Figure scripts
-- -- --
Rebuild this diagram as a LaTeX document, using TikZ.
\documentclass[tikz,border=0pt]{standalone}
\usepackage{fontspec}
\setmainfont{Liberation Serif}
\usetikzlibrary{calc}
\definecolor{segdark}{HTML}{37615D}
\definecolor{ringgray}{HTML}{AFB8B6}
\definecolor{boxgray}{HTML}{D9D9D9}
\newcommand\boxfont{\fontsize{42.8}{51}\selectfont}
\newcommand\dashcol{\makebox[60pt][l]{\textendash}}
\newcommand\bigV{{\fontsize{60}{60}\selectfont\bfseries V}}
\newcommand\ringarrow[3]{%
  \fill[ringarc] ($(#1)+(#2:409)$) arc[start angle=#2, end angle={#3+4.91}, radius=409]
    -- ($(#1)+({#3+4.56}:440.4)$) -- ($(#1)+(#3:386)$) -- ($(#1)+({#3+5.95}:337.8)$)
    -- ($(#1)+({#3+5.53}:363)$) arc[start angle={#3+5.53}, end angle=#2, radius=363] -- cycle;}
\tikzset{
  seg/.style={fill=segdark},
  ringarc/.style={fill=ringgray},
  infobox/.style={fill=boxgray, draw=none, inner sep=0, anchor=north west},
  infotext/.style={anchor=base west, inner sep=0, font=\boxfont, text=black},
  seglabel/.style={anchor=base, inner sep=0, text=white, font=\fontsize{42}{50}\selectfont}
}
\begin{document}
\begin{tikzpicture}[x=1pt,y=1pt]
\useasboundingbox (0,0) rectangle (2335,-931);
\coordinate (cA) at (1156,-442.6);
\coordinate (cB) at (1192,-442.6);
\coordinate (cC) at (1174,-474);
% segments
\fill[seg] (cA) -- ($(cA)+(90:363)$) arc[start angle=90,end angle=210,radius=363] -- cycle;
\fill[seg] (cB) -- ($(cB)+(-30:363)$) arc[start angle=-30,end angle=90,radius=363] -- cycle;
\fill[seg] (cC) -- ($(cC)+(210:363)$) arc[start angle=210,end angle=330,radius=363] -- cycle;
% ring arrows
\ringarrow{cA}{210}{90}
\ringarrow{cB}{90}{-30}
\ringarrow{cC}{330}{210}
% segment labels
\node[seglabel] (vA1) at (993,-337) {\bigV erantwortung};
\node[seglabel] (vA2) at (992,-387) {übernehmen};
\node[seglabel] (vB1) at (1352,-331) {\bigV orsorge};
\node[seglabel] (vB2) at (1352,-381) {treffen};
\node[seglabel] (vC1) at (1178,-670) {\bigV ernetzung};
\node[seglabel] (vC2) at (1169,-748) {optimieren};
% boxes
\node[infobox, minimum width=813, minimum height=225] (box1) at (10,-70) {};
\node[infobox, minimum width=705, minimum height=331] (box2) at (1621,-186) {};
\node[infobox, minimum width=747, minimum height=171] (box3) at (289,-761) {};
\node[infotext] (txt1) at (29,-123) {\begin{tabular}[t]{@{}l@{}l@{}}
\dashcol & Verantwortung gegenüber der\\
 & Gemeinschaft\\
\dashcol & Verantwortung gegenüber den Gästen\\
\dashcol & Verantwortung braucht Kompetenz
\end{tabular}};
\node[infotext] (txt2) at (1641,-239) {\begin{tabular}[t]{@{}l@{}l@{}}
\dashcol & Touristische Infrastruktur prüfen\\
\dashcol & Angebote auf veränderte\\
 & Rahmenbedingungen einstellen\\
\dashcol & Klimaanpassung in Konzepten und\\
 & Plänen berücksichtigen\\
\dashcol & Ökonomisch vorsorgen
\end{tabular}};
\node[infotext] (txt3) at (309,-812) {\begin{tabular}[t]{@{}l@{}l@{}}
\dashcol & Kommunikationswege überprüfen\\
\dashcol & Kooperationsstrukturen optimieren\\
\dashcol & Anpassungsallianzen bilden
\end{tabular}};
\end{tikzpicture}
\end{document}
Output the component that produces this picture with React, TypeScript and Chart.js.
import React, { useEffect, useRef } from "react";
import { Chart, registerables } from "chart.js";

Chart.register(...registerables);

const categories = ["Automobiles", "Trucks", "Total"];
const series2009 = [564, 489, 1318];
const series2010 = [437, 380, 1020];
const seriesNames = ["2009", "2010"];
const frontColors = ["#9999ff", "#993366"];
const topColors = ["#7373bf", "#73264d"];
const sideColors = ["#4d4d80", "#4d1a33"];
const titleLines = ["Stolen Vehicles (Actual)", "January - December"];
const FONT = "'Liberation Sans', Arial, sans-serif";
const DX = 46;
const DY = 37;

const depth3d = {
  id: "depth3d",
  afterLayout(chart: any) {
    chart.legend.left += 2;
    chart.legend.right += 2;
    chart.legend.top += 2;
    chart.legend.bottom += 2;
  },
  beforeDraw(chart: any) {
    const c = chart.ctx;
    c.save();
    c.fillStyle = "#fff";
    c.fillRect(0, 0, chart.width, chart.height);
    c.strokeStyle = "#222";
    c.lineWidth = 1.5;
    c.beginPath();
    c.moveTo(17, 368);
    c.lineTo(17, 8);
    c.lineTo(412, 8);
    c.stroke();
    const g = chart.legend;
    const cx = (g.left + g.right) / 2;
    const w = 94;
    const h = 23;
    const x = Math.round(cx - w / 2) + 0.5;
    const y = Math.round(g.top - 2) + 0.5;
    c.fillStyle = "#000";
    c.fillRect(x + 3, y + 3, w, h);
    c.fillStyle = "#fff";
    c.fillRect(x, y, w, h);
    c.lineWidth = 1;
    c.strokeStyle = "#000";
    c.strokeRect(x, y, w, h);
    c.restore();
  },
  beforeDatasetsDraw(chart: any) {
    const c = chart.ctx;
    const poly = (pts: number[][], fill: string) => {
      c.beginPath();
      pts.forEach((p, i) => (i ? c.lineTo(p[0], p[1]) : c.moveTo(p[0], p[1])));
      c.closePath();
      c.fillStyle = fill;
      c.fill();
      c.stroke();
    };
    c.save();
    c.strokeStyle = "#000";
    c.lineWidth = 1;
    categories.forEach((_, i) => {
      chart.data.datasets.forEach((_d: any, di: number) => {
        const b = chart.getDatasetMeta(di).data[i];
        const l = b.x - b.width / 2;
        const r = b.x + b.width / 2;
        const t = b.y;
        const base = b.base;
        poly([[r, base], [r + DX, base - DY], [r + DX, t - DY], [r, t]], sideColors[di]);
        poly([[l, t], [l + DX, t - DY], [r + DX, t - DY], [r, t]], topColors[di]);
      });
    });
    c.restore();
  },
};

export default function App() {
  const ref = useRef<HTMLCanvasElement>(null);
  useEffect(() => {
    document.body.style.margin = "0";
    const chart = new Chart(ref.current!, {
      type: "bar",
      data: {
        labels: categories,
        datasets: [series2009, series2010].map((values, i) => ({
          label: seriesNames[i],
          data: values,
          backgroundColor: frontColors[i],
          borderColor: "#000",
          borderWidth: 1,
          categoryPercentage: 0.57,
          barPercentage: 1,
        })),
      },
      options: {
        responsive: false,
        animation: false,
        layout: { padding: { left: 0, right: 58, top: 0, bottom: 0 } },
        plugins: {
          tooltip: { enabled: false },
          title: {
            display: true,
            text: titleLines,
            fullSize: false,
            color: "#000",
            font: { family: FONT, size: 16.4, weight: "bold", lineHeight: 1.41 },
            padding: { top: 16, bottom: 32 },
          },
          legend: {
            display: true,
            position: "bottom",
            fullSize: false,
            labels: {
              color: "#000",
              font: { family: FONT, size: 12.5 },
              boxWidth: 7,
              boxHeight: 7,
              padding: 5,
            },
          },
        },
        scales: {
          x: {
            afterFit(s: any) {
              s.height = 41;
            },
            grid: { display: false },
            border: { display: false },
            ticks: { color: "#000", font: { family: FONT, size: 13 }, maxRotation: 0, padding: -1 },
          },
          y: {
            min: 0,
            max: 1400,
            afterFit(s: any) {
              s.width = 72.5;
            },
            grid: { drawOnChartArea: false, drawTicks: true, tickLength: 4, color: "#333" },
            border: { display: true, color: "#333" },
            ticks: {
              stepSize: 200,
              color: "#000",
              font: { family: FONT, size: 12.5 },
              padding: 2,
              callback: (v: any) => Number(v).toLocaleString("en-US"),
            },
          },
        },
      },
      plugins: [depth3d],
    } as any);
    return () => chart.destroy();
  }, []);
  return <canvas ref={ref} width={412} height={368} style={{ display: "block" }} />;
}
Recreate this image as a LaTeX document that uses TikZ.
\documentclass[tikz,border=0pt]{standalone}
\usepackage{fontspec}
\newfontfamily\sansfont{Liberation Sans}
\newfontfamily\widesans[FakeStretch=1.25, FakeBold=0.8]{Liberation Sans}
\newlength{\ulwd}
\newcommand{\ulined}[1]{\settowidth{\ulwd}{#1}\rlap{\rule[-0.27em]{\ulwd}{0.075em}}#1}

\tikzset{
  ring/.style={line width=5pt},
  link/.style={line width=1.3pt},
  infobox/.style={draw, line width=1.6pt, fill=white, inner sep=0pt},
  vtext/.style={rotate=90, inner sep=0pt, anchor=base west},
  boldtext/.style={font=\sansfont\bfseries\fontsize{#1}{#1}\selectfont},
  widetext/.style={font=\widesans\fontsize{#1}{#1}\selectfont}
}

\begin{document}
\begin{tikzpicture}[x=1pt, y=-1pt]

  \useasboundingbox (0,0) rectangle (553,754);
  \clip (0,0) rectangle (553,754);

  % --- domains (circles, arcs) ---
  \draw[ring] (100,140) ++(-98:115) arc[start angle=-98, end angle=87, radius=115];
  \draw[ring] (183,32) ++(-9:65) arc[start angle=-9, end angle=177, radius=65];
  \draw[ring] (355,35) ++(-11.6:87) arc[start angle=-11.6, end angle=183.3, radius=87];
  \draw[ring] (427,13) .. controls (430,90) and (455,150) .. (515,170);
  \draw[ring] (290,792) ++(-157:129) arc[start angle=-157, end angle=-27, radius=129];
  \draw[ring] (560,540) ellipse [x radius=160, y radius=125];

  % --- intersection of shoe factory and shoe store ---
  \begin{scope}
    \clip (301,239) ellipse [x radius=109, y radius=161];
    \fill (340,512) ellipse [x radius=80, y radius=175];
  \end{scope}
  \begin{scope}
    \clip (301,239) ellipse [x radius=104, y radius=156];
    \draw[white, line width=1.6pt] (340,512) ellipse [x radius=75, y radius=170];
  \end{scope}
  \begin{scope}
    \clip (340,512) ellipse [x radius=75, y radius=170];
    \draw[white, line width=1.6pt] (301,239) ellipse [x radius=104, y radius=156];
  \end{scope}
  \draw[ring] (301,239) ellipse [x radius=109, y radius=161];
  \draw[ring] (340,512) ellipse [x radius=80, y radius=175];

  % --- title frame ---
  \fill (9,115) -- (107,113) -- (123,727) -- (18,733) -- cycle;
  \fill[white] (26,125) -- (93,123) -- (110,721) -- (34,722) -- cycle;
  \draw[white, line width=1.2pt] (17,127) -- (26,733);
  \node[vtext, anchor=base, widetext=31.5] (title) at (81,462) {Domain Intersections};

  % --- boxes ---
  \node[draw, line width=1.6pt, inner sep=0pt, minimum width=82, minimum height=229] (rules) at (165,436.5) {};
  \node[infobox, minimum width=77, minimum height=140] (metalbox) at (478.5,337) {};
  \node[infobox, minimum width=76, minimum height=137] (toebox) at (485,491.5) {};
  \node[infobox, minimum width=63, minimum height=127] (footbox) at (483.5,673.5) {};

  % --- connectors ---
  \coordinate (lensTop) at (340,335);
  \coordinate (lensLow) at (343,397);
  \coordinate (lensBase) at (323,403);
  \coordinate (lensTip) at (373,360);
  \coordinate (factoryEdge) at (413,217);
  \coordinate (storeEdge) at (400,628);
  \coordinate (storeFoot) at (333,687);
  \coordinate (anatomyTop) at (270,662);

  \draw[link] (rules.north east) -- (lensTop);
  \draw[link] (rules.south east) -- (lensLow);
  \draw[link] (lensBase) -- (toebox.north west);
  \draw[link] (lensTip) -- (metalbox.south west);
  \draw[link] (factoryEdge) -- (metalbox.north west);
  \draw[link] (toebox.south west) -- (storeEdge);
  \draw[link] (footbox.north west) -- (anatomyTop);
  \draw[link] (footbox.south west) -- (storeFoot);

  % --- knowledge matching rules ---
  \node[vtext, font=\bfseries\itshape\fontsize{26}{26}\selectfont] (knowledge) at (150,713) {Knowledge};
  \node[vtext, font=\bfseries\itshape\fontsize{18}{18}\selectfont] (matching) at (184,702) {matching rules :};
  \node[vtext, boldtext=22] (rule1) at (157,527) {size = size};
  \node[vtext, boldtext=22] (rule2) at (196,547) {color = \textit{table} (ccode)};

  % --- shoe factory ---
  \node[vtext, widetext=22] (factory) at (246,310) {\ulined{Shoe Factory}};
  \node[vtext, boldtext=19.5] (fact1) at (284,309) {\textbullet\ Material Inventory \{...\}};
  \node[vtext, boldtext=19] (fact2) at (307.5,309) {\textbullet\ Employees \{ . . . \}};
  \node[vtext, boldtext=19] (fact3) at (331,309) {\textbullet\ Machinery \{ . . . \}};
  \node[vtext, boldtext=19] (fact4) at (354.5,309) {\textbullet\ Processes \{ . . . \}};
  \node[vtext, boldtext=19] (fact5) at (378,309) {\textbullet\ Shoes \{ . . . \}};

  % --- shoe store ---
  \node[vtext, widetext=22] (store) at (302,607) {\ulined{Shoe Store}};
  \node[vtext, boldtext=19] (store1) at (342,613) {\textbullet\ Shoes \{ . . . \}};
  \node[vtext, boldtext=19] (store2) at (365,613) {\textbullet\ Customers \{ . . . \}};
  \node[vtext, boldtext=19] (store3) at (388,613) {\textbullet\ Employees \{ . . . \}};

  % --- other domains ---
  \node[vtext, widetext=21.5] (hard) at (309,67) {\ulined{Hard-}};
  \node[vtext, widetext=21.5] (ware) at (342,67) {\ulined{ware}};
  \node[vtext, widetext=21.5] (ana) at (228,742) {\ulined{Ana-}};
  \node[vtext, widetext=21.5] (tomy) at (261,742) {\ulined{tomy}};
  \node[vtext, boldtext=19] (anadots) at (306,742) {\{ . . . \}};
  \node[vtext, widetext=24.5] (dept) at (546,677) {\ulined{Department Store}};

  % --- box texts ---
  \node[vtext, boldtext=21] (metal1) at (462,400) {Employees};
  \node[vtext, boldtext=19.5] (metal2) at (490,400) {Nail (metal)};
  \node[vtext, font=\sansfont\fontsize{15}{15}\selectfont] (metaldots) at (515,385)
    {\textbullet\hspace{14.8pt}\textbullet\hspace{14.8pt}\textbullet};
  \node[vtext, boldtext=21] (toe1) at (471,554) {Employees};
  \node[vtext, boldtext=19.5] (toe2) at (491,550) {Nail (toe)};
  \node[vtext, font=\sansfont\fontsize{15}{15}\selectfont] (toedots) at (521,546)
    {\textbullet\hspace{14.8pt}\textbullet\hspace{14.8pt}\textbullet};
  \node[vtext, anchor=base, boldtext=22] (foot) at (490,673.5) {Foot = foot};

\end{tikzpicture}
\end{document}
-- -- --
Extract from the material all lines containing the string "that".

Output the component that produces this picture with React, TypeScript and Chart.js.
Recreate this image as a LaTeX document that uses TikZ.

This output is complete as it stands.